Mason plays evasion with Sags, but soon gets beat up and armlocked while Sags smacktalks the fans. Mason gets excited after reversing it and Sags is great with this “WOOOOAAAAAAHHHHH what the hell is goin’ on here?!” reaction to it- he quickly reverses and Knobs has a go, but he gets hiptossed and has the same reaction as Mason completely overacts his “young rookie” thing and this is great, haha. Like he’s acting exactly like the guys in the famous aerobic athlete video. The kids actually do a consistent armlock, trading off and even double-dropkicking Knobs to the floor- it takes Sags distracting Starr with a cheap shot to put the Nasties back in control, Knobs wiping him out and body-checking him to the floor. Sags adds a little something extra out there and rolls him in so the Powerslam/Flying Elbowdrop crushes him at (7:21).
Another fun “squash”, in that the Nasties ate 80% of the offense and got to look like giant boobs in the process, while still eating the jobbers alive as soon as they got on offense.
Rating: 3/4* (more basic stuff and the jobbers actually controlled most of it, but Bebop & Rocksteady here are great buttheads)
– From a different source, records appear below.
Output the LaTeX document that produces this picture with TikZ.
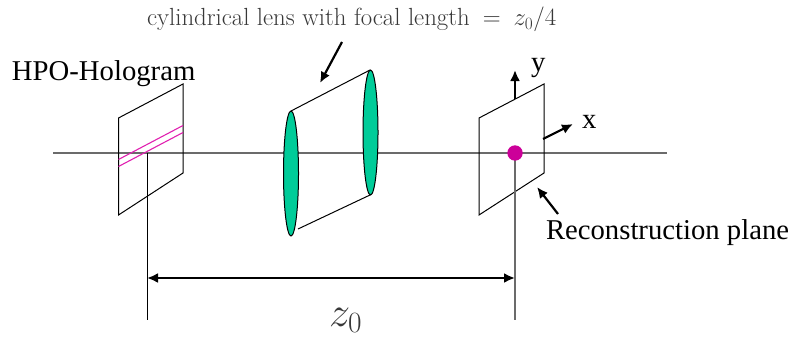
\documentclass[tikz,border=0pt]{standalone}
\usepackage{fontspec}
\newfontfamily\timesfont{Liberation Serif}
\usetikzlibrary{arrows.meta}
\definecolor{axisgray}{gray}{0.42}
\definecolor{lensgreen}{HTML}{00CC99}
\definecolor{pinkline}{HTML}{E020B0}
\definecolor{dotpink}{HTML}{CC0099}
\definecolor{softtext}{gray}{0.22}
\tikzset{
  every node/.style={inner sep=0pt,outer sep=0pt},
  lbl/.style={anchor=base west,font=\timesfont\fontsize{28.7}{31}\selectfont,text=black},
  plane/.style={draw=black,line width=1pt},
  grayline/.style={draw=axisgray,line width=1.3pt},
  fineline/.style={draw=black,line width=1pt},
  pinkstripe/.style={draw=pinkline,line width=1.1pt},
  lens/.style={draw=black,fill=lensgreen,line width=1pt},
  pointer/.style={draw=black,line width=2.2pt,-{Latex[length=11pt,width=10pt]}},
  dimline/.style={draw=black,line width=2.2pt,{Latex[length=11pt,width=10pt]}-{Latex[length=11pt,width=10pt]}},
}
\begin{document}
\begin{tikzpicture}[x=1pt,y=-1pt]
\useasboundingbox (0,0) rectangle (791,337);
% named points
\coordinate (axL) at (53,153);
\coordinate (axR) at (667,153);
\coordinate (hTL) at (118.5,118);
\coordinate (hTR) at (183,84);
\coordinate (hBR) at (183,173);
\coordinate (hBL) at (118.5,215);
\coordinate (rTL) at (479,118);
\coordinate (rTR) at (544,84);
\coordinate (rBR) at (544,173);
\coordinate (rBL) at (479,215);
\coordinate (hFoot) at (147,153);
\coordinate (hEnd) at (147,320);
\coordinate (rFoot) at (515,153);
\coordinate (rEnd) at (515,320);
\coordinate (dL) at (147,278);
\coordinate (dR) at (515,278);
% axis and planes
\draw[grayline] (axL) -- (axR);
\draw[plane] (hTL) -- (hTR) -- (hBR) -- (hBL) -- cycle;
\draw[pinkstripe] (118.5,159.5) -- (183,125.5);
\draw[pinkstripe] (118.5,166.5) -- (183,132.5);
\draw[fineline] (hFoot) -- (hEnd);
\draw[plane] (rTL) -- (rTR) -- (rBR) -- (rBL) -- cycle;
\draw[grayline] (rFoot) -- (rEnd);
\draw[dimline] (dL) -- (dR);
% lens
\draw[fineline] (291,111) -- (370,70);
\draw[fineline] (298,229) -- (370,195);
\draw[lens] (291,173.5) ellipse [x radius=7.5,y radius=62.5];
\draw[lens] (370.5,132.5) ellipse [x radius=7.5,y radius=62.5];
% dot
\fill[dotpink] (rFoot) circle [radius=7.7];
% pointers
\coordinate (lensFrom) at (342,42);
\coordinate (lensTo) at (320,83);
\coordinate (yFrom) at (515,99);
\coordinate (yTo) at (515,70);
\coordinate (xFrom) at (543,139);
\coordinate (xTo) at (573,124);
\coordinate (recFrom) at (558,214);
\coordinate (recTo) at (537,187);
\draw[pointer] (lensFrom) -- (lensTo);
\draw[pointer] (yFrom) -- (yTo);
\draw[pointer] (xFrom) -- (xTo);
\draw[pointer] (recFrom) -- (recTo);
% labels
\node[lbl] (holo) at (12,80) {HPO-Hologram};
\node[lbl] (rec) at (546,239) {Reconstruction plane};
\node[lbl] (ylab) at (531,71) {y};
\node[lbl] (xlab) at (582,128) {x};
\node[anchor=base west,text=softtext,font=\fontsize{24.8}{27}\selectfont] (top) at (147,26) {cylindrical lens with focal length\hspace{13pt}=\hspace{13pt}$z_0/4$};
\node[anchor=base west,text=softtext,font=\fontsize{24.8}{27}\selectfont] (zlab) at (329,326) {\scalebox{1.7}{$z_0$}};
\end{tikzpicture}
\end{document}
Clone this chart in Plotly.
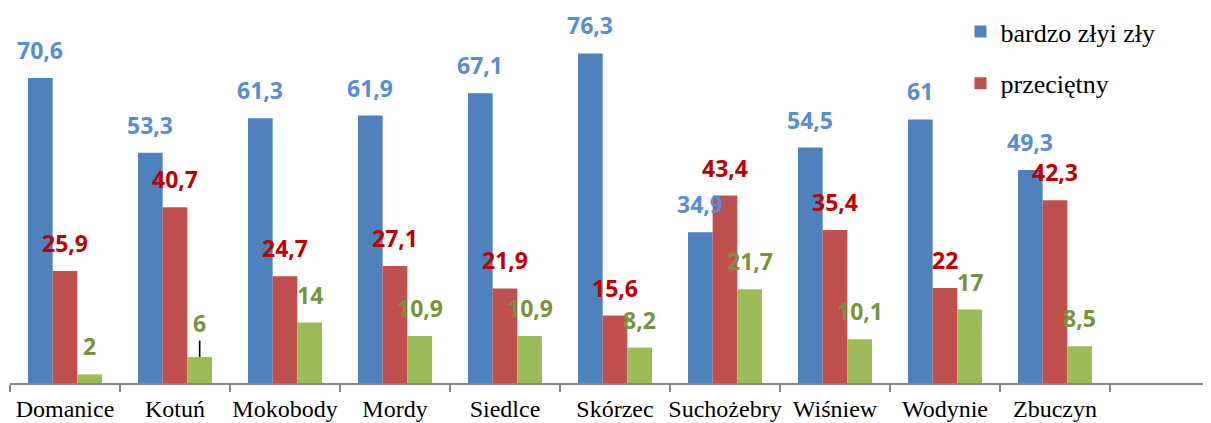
import plotly.graph_objects as go

categories = ["Domanice", "Kotuń", "Mokobody", "Mordy", "Siedlce", "Skórzec",
              "Suchożebry", "Wiśniew", "Wodynie", "Zbuczyn"]
bardzo_zly = [70.6, 53.3, 61.3, 61.9, 67.1, 76.3, 34.9, 54.5, 61, 49.3]
przecietny = [25.9, 40.7, 24.7, 27.1, 21.9, 15.6, 43.4, 35.4, 22, 42.3]
dobry = [2, 6, 14, 10.9, 10.9, 8.2, 21.7, 10.1, 17, 8.5]

series_names = ["bardzo złyi zły", "przeciętny", "dobry"]
series_values = [bardzo_zly, przecietny, dobry]
bar_colors = ["#4F81BD", "#C0504D", "#9BBB59"]
label_colors = ["#558ED5", "#C00000", "#77933C"]
show_legend = [True, True, False]

# page body has an 8px margin; figure occupies the rest of the window
W, H = 1203, 415
ML, MR, MT, MB = 2, 0, 0, 40
px_per_cat = 110.0
bargap = 0.327
plot_w = W - ML - MR
plot_h = H - MT - MB
x_range = [-0.5, -0.5 + plot_w / px_per_cat]
px_per_unit = 4.32
y_max = plot_h / px_per_unit

fig = go.Figure()
for i, (name, vals) in enumerate(zip(series_names, series_values)):
    fig.add_trace(go.Bar(
        x=categories, y=vals, name=name,
        marker=dict(color=bar_colors[i], line=dict(width=0)),
        showlegend=show_legend[i], legendgroup=name,
    ))

bar_w = (1 - bargap) / 3 * px_per_cat
annotations = []
for i, vals in enumerate(series_values):
    for c, v in zip(categories, vals):
        txt = str(v).replace(".", ",")
        if txt.endswith(",0"):
            txt = txt[:-2]
        font = dict(family="Open Sans", size=23, color=label_colors[i])
        if i == 2 and c == "Kotuń":
            annotations.append(dict(
                x=c, y=v, xref="x", yref="y", text="<b>%s</b>" % txt,
                showarrow=True, arrowhead=0, arrowwidth=1.6, arrowcolor="#000000",
                ax=0, ay=-34, standoff=0, xshift=(i - 1) * bar_w, font=font,
            ))
        else:
            annotations.append(dict(
                x=c, y=v, xref="x", yref="y", text="<b>%s</b>" % txt,
                showarrow=False, yanchor="bottom", xanchor="center",
                xshift=(i - 1) * bar_w, yshift=10, font=font,
            ))

fig.update_layout(
    width=W, height=H,
    margin=dict(l=ML, r=MR, t=MT, b=MB, pad=0),
    paper_bgcolor="white", plot_bgcolor="white",
    barmode="group", bargap=bargap, bargroupgap=0,
    annotations=annotations,
    xaxis=dict(
        range=x_range, showgrid=False, zeroline=False, automargin=False,
        showline=True, linecolor="#868686", linewidth=1.5,
        ticks="outside", tickson="boundaries", ticklen=7, tickwidth=1.5,
        tickcolor="#868686", tickangle=0, ticklabelstandoff=3,
        tickfont=dict(family="Liberation Serif", size=24, color="#000000"),
    ),
    yaxis=dict(range=[0, y_max], visible=False, showgrid=False, zeroline=False),
    legend=dict(
        x=0.7914, y=1.0, xanchor="left", yanchor="top",
        font=dict(family="Liberation Serif", size=26, color="#000000"),
        bgcolor="rgba(0,0,0,0)", traceorder="grouped", tracegroupgap=15,
    ),
    showlegend=True,
)

fig.write_html("out.html")
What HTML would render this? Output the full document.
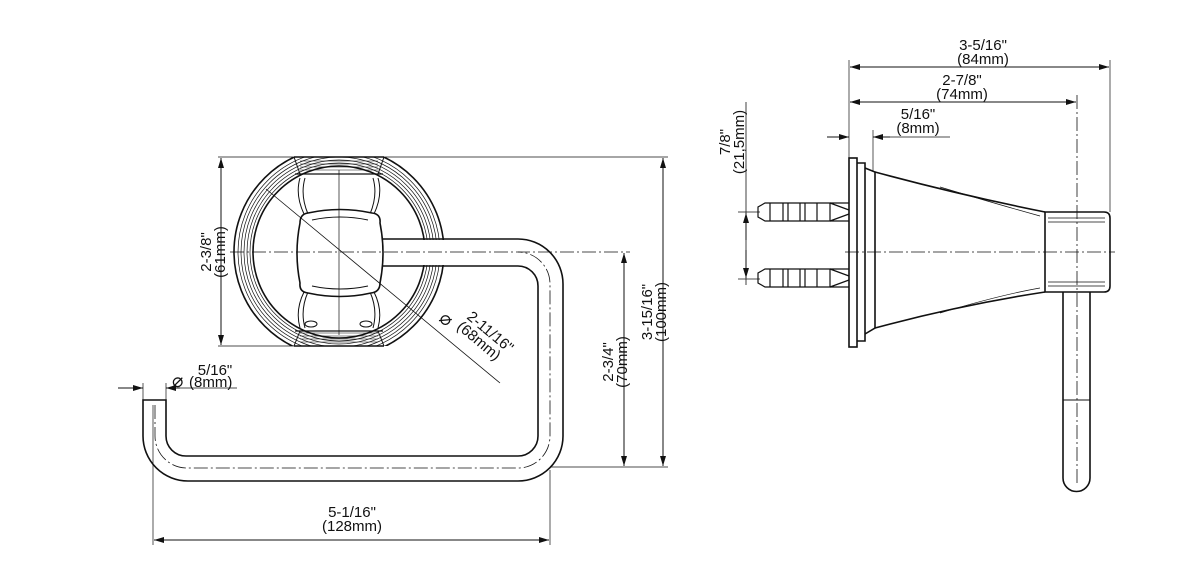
<!DOCTYPE html>
<html><head><meta charset="utf-8"><style>
html,body{margin:0;padding:0;background:#fff;width:1200px;height:576px;overflow:hidden}
svg text{font-family:"Liberation Sans",sans-serif;font-size:15px;fill:#111}
svg text.d{font-size:19px}
</style></head><body>
<svg width="1200" height="576" viewBox="0 0 1200 576" xmlns="http://www.w3.org/2000/svg">
<defs>
<marker id="a" viewBox="0 0 10 6" refX="10" refY="3" markerWidth="10" markerHeight="6" orient="auto-start-reverse" markerUnits="userSpaceOnUse"><path d="M0,0L10,3L0,6Z" fill="#111"/></marker>
<clipPath id="pc"><rect x="220" y="157" width="240" height="189"/></clipPath>
</defs>
<g fill="none" stroke="#111" stroke-width="1">
<!-- ring / towel bar -->
<path d="M380,239 H518 A45,45 0 0 1 563,284 V436 A45,45 0 0 1 518,481 H188 A45,45 0 0 1 143,436 V400 H166 V436 A20,20 0 0 0 186,456 H518 A20,20 0 0 0 538,436 V286 A20,20 0 0 0 518,266 H380" stroke-width="1.6"/>
<path d="M155,405 V436 A32,32 0 0 0 187,468 H518 A32,32 0 0 0 550,436 V284 A32,32 0 0 0 518,252" stroke-dasharray="14,3,2,3" stroke-width="0.8"/>
<!-- plate -->
<g clip-path="url(#pc)">
<circle cx="339" cy="252" r="105" stroke-width="1.6"/>
<circle cx="339" cy="252" r="101" stroke-width="0.7"/>
<circle cx="339" cy="252" r="98" stroke-width="0.7"/>
<circle cx="339" cy="252" r="95" stroke-width="0.7"/>
<circle cx="339" cy="252" r="92" stroke-width="0.7"/>
<circle cx="339" cy="252" r="89" stroke-width="0.7"/>
<circle cx="339" cy="252" r="86" stroke-width="1.6"/>
</g>
<rect x="381" y="240" width="64" height="25" fill="#fff" stroke="none"/>
<line x1="294" y1="157" x2="384" y2="157" stroke-width="1.6"/>
<line x1="294" y1="346" x2="384" y2="346" stroke-width="1.6"/>
<path d="M300,161 H378 M300,164 H378 M300,167 H378 M300,170 H378 M300,339 H378 M300,336 H378 M300,333 H378 M300,342 H378" stroke-width="0.6"/>
<path d="M295,174 H383 M295,331 H383" stroke-width="1.2"/>
<path d="M294,157 L300,174 M384,157 L378,174 M294,346 L300,331 M384,346 L378,331" stroke-width="1"/>
<!-- spokes -->
<path d="M300,178 Q295,195 304,214 M305,178 Q300,195 308,214 M378,178 Q383,195 374,214 M373,178 Q378,195 370,214"/>
<path d="M300,328 Q295,310 304,292 M305,328 Q300,310 308,292 M378,328 Q383,310 374,292 M373,328 Q378,310 370,292"/>
<ellipse cx="311" cy="324" rx="6" ry="3"/><ellipse cx="366" cy="324" rx="6" ry="3"/>
<!-- center square -->
<path d="M308,213 Q340,206 372,213 Q381,214 380,223 Q386,253 380,283 Q380,292 371,293 Q340,300 308,293 Q299,292 300,283 Q294,253 300,223 Q300,214 308,213Z" fill="#fff" stroke-width="1.6"/>
<path d="M312,220 Q340,214 368,220 M312,286 Q340,292 368,286"/>
<!-- center lines -->
<line x1="339" y1="170" x2="339" y2="335" stroke-width="0.7"/>
<line x1="230" y1="252" x2="630" y2="252" stroke-dasharray="14,3,2,3" stroke-width="0.8"/>
<line x1="266" y1="189" x2="500" y2="383" stroke-width="0.8"/>
<!-- dims -->
<line x1="218" y1="157" x2="668" y2="157" stroke-width="0.7"/>
<line x1="218" y1="346" x2="300" y2="346" stroke-width="0.7"/>
<line x1="221" y1="158" x2="221" y2="345" marker-start="url(#a)" marker-end="url(#a)"/>
<line x1="550" y1="467" x2="668" y2="467" stroke-width="0.7"/>
<line x1="663" y1="158" x2="663" y2="466" marker-start="url(#a)" marker-end="url(#a)"/>
<line x1="624" y1="253" x2="624" y2="466" marker-start="url(#a)" marker-end="url(#a)"/>
<line x1="153" y1="405" x2="153" y2="545" stroke-width="0.7"/>
<line x1="550" y1="470" x2="550" y2="545" stroke-width="0.7"/>
<line x1="154" y1="540" x2="549" y2="540" marker-start="url(#a)" marker-end="url(#a)"/>
<line x1="143" y1="383" x2="143" y2="400" stroke-width="0.7"/>
<line x1="166" y1="383" x2="166" y2="400" stroke-width="0.7"/>
<line x1="118" y1="388" x2="143" y2="388" marker-end="url(#a)"/>
<line x1="166" y1="388" x2="237" y2="388" stroke-width="0.8"/>
<line x1="180" y1="388" x2="166" y2="388" marker-end="url(#a)"/>

<!-- RIGHT VIEW -->
<rect x="849" y="158" width="8" height="189" stroke-width="1.6"/>
<path d="M857,163 H865 V341 H857" stroke-width="1.6"/>
<path d="M865,168 L875,172 V328 L865,334" stroke-width="1.6"/>
<path d="M875,172 Q960,195 1045,212 M875,328 Q960,305 1045,292" stroke-width="1.6"/>
<path d="M940,187 Q1000,205 1040,216 M940,313 Q1000,295 1040,288" stroke-width="0.7"/>
<path d="M1045,212 H1104 Q1110,212 1110,218 V286 Q1110,292 1104,292 H1045 Z" stroke-width="1.6"/>
<path d="M1048,218 H1105 M1048,222 H1105 M1048,282 H1105 M1048,286 H1105" stroke-width="0.7"/>
<path d="M1063,292 V478 A13.5,13.5 0 0 0 1090,478 V292" stroke-width="1.6"/>
<line x1="1063" y1="400" x2="1090" y2="400"/>
<line x1="1077" y1="95" x2="1077" y2="485" stroke-dasharray="14,3,2,3" stroke-width="0.8"/>
<line x1="845" y1="252" x2="1115" y2="252" stroke-dasharray="14,3,2,3" stroke-width="0.8"/>
<g stroke-width="1.2">
<path d="M765,203 H830 V221 H765 L758,217 V207 Z"/>
<path d="M770,203V221 M783,203V221 M788,203V221 M800,203V221 M805,203V221 M817,203V221 M830,203 L849,210 M830,221 L849,214 M830,203 L849,203 M830,221 L849,221"/>
<path d="M765,269 H830 V287 H765 L758,283 V273 Z"/>
<path d="M770,269V287 M783,269V287 M788,269V287 M800,269V287 M805,269V287 M817,269V287 M830,269 L849,276 M830,287 L849,280 M830,269 L849,269 M830,287 L849,287"/>
</g>
<line x1="738" y1="212" x2="760" y2="212" stroke-width="0.7"/>
<line x1="738" y1="279" x2="760" y2="279" stroke-width="0.7"/>
<line x1="746" y1="102" x2="746" y2="285" stroke-width="0.8"/>
<line x1="746" y1="213" x2="746" y2="240" marker-start="url(#a)"/>
<line x1="746" y1="250" x2="746" y2="278" marker-end="url(#a)"/>
<line x1="849" y1="60" x2="849" y2="158" stroke-width="0.7"/>
<line x1="1110" y1="60" x2="1110" y2="212" stroke-width="0.7"/>
<line x1="873" y1="130" x2="873" y2="172" stroke-width="0.7"/>
<line x1="850" y1="67" x2="1109" y2="67" marker-start="url(#a)" marker-end="url(#a)"/>
<line x1="850" y1="102" x2="1076" y2="102" marker-start="url(#a)" marker-end="url(#a)"/>
<line x1="827" y1="137" x2="849" y2="137" marker-end="url(#a)"/>
<line x1="873" y1="137" x2="950" y2="137" stroke-width="0.8"/>
<line x1="890" y1="137" x2="873" y2="137" marker-end="url(#a)"/>
</g>
<text transform="translate(211,252) rotate(-90)" text-anchor="middle">2-3/8"</text>
<text transform="translate(225,252) rotate(-90)" text-anchor="middle">(61mm)</text>
<text transform="translate(652,312) rotate(-90)" text-anchor="middle">3-15/16"</text>
<text transform="translate(666,312) rotate(-90)" text-anchor="middle">(100mm)</text>
<text transform="translate(613,362) rotate(-90)" text-anchor="middle">2-3/4"</text>
<text transform="translate(627,362) rotate(-90)" text-anchor="middle">(70mm)</text>
<text x="352" y="517" text-anchor="middle">5-1/16"</text>
<text x="352" y="531" text-anchor="middle">(128mm)</text>
<text x="215" y="375" text-anchor="middle">5/16"</text>
<text class="d" x="172" y="387">⌀</text><text x="189" y="387">(8mm)</text>
<text class="d" transform="translate(438,320) rotate(40)">⌀</text>
<text transform="translate(466,318) rotate(40)">2-11/16"</text>
<text transform="translate(456,328) rotate(40)">(68mm)</text>
<text transform="translate(730,142) rotate(-90)" text-anchor="middle">7/8"</text>
<text transform="translate(744,142) rotate(-90)" text-anchor="middle">(21,5mm)</text>
<text x="983" y="50" text-anchor="middle">3-5/16"</text>
<text x="983" y="64" text-anchor="middle">(84mm)</text>
<text x="962" y="85" text-anchor="middle">2-7/8"</text>
<text x="962" y="99" text-anchor="middle">(74mm)</text>
<text x="918" y="119" text-anchor="middle">5/16"</text>
<text x="918" y="133" text-anchor="middle">(8mm)</text>
</svg>
</body></html>
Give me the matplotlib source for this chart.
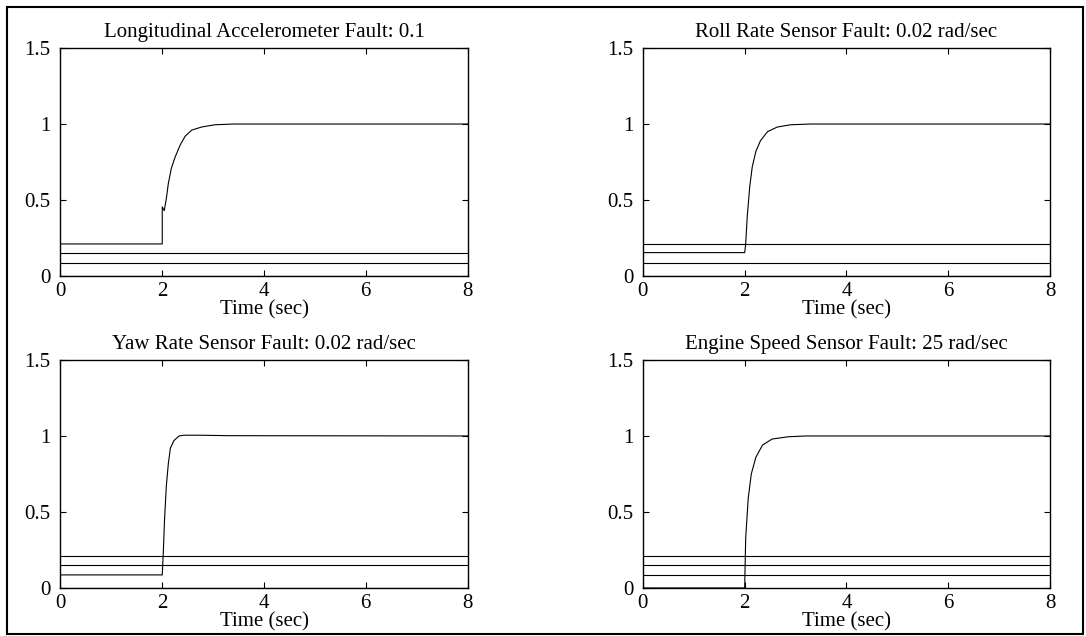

We sign off with another promo- this one a trio of heels. Ivan Koloff, Randy Colley (a Moondog who was the first Smash for a few days) and Colt Steel (no idea). Steel sounds like a giant hillbilly, Koloff says he just likes competition, and Colley (who sounds like a tougher Larry the Cable Guy) defends Koloff as a man who says what he thinks- and we’re off!
Okay, so this was hit-or-miss, with three good squashes to end it, at least. But man, no featured matches AT ALL in any of the shows I’ve seen- to me, this bleeds of “the veterans didn’t want to do jobs”. And filling out TV shows with 5-8 minute jobber matches is never a great idea, though at least in this case they managed some fun stuff with the arrogant Speedy Gonzales, the jobbers with some momentum on the Nasties, and the Bob/Samedi team.